**Task prompt**
Write out the entire listing below exactly as it appears, minus any pictures.

**Data segment**
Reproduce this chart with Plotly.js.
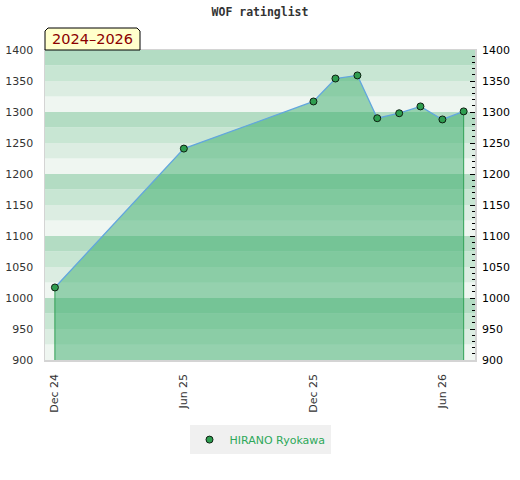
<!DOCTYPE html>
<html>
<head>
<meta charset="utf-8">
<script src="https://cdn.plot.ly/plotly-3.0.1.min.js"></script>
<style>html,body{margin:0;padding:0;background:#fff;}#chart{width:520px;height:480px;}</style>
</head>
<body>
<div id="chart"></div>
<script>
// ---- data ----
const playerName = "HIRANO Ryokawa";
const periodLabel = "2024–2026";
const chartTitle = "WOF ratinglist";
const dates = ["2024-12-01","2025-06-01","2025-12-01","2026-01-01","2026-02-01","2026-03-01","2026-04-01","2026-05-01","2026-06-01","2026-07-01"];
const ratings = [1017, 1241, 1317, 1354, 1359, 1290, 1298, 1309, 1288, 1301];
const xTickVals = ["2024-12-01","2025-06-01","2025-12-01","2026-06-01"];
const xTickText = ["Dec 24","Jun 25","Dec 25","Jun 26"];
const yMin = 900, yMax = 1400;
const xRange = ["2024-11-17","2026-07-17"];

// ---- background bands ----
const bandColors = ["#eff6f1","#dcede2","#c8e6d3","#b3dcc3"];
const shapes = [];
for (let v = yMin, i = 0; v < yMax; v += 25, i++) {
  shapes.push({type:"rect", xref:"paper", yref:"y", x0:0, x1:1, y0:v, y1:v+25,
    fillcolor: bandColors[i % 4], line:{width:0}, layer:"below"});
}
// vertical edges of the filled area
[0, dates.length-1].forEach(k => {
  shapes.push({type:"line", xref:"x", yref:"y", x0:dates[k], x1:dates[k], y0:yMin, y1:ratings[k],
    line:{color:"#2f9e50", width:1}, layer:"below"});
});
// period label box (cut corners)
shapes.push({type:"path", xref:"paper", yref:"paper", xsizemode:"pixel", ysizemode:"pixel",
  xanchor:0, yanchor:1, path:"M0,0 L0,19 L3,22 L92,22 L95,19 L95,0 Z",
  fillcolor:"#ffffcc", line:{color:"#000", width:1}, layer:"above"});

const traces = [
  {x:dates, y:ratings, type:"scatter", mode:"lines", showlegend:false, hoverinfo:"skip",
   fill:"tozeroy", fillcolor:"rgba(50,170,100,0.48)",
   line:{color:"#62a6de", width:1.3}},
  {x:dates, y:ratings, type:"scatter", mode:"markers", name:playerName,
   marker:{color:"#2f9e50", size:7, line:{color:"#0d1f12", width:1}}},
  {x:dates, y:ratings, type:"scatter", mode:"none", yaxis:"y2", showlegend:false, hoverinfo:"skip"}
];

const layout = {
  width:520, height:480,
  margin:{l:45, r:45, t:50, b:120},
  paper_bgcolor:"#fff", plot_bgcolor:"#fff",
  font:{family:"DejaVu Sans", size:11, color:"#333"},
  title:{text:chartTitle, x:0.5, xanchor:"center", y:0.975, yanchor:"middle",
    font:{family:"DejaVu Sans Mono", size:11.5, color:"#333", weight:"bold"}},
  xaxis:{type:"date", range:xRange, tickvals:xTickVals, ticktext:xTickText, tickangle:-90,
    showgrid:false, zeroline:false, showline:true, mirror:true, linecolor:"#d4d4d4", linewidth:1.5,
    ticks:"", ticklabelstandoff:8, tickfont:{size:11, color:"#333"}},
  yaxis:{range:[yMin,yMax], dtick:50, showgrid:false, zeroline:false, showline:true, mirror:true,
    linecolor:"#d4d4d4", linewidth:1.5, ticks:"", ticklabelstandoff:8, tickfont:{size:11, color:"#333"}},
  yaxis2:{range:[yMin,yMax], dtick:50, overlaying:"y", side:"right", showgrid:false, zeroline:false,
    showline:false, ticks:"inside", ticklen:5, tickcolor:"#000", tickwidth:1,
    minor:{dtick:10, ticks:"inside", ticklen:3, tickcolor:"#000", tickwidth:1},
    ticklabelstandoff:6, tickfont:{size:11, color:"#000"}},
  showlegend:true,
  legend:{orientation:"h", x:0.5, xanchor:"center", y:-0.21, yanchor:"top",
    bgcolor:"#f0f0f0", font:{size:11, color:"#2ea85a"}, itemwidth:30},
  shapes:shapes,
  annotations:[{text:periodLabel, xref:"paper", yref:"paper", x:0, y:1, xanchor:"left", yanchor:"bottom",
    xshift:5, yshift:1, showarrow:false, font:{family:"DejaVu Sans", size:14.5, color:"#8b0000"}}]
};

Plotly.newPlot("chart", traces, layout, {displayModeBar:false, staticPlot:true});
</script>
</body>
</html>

**Result for this exercise**
Reproduce this chart with Plotly.js.
<!DOCTYPE html>
<html>
<head>
<meta charset="utf-8">
<script src="https://cdn.plot.ly/plotly-3.0.1.min.js"></script>
<style>html,body{margin:0;padding:0;background:#fff;}#chart{width:520px;height:480px;}</style>
</head>
<body>
<div id="chart"></div>
<script>
// ---- data ----
const playerName = "HIRANO Ryokawa";
const periodLabel = "2024–2026";
const chartTitle = "WOF ratinglist";
const dates = ["2024-12-01","2025-06-01","2025-12-01","2026-01-01","2026-02-01","2026-03-01","2026-04-01","2026-05-01","2026-06-01","2026-07-01"];
const ratings = [1017, 1241, 1317, 1354, 1359, 1290, 1298, 1309, 1288, 1301];
const xTickVals = ["2024-12-01","2025-06-01","2025-12-01","2026-06-01"];
const xTickText = ["Dec 24","Jun 25","Dec 25","Jun 26"];
const yMin = 900, yMax = 1400;
const xRange = ["2024-11-17","2026-07-17"];

// ---- background bands ----
const bandColors = ["#eff6f1","#dcede2","#c8e6d3","#b3dcc3"];
const shapes = [];
for (let v = yMin, i = 0; v < yMax; v += 25, i++) {
  shapes.push({type:"rect", xref:"paper", yref:"y", x0:0, x1:1, y0:v, y1:v+25,
    fillcolor: bandColors[i % 4], line:{width:0}, layer:"below"});
}
// vertical edges of the filled area
[0, dates.length-1].forEach(k => {
  shapes.push({type:"line", xref:"x", yref:"y", x0:dates[k], x1:dates[k], y0:yMin, y1:ratings[k],
    line:{color:"#2f9e50", width:1}, layer:"below"});
});
// period label box (cut corners)
shapes.push({type:"path", xref:"paper", yref:"paper", xsizemode:"pixel", ysizemode:"pixel",
  xanchor:0, yanchor:1, path:"M0,0 L0,19 L3,22 L92,22 L95,19 L95,0 Z",
  fillcolor:"#ffffcc", line:{color:"#000", width:1}, layer:"above"});

const traces = [
  {x:dates, y:ratings, type:"scatter", mode:"lines", showlegend:false, hoverinfo:"skip",
   fill:"tozeroy", fillcolor:"rgba(50,170,100,0.48)",
   line:{color:"#62a6de", width:1.3}},
  {x:dates, y:ratings, type:"scatter", mode:"markers", name:playerName,
   marker:{color:"#2f9e50", size:7, line:{color:"#0d1f12", width:1}}},
  {x:dates, y:ratings, type:"scatter", mode:"none", yaxis:"y2", showlegend:false, hoverinfo:"skip"}
];

const layout = {
  width:520, height:480,
  margin:{l:45, r:45, t:50, b:120},
  paper_bgcolor:"#fff", plot_bgcolor:"#fff",
  font:{family:"DejaVu Sans", size:11, color:"#333"},
  title:{text:chartTitle, x:0.5, xanchor:"center", y:0.975, yanchor:"middle",
    font:{family:"DejaVu Sans Mono", size:11.5, color:"#333", weight:"bold"}},
  xaxis:{type:"date", range:xRange, tickvals:xTickVals, ticktext:xTickText, tickangle:-90,
    showgrid:false, zeroline:false, showline:true, mirror:true, linecolor:"#d4d4d4", linewidth:1.5,
    ticks:"", ticklabelstandoff:8, tickfont:{size:11, color:"#333"}},
  yaxis:{range:[yMin,yMax], dtick:50, showgrid:false, zeroline:false, showline:true, mirror:true,
    linecolor:"#d4d4d4", linewidth:1.5, ticks:"", ticklabelstandoff:8, tickfont:{size:11, color:"#333"}},
  yaxis2:{range:[yMin,yMax], dtick:50, overlaying:"y", side:"right", showgrid:false, zeroline:false,
    showline:false, ticks:"inside", ticklen:5, tickcolor:"#000", tickwidth:1,
    minor:{dtick:10, ticks:"inside", ticklen:3, tickcolor:"#000", tickwidth:1},
    ticklabelstandoff:6, tickfont:{size:11, color:"#000"}},
  showlegend:true,
  legend:{orientation:"h", x:0.5, xanchor:"center", y:-0.21, yanchor:"top",
    bgcolor:"#f0f0f0", font:{size:11, color:"#2ea85a"}, itemwidth:30},
  shapes:shapes,
  annotations:[{text:periodLabel, xref:"paper", yref:"paper", x:0, y:1, xanchor:"left", yanchor:"bottom",
    xshift:5, yshift:1, showarrow:false, font:{family:"DejaVu Sans", size:14.5, color:"#8b0000"}}]
};

Plotly.newPlot("chart", traces, layout, {displayModeBar:false, staticPlot:true});
</script>
</body>
</html>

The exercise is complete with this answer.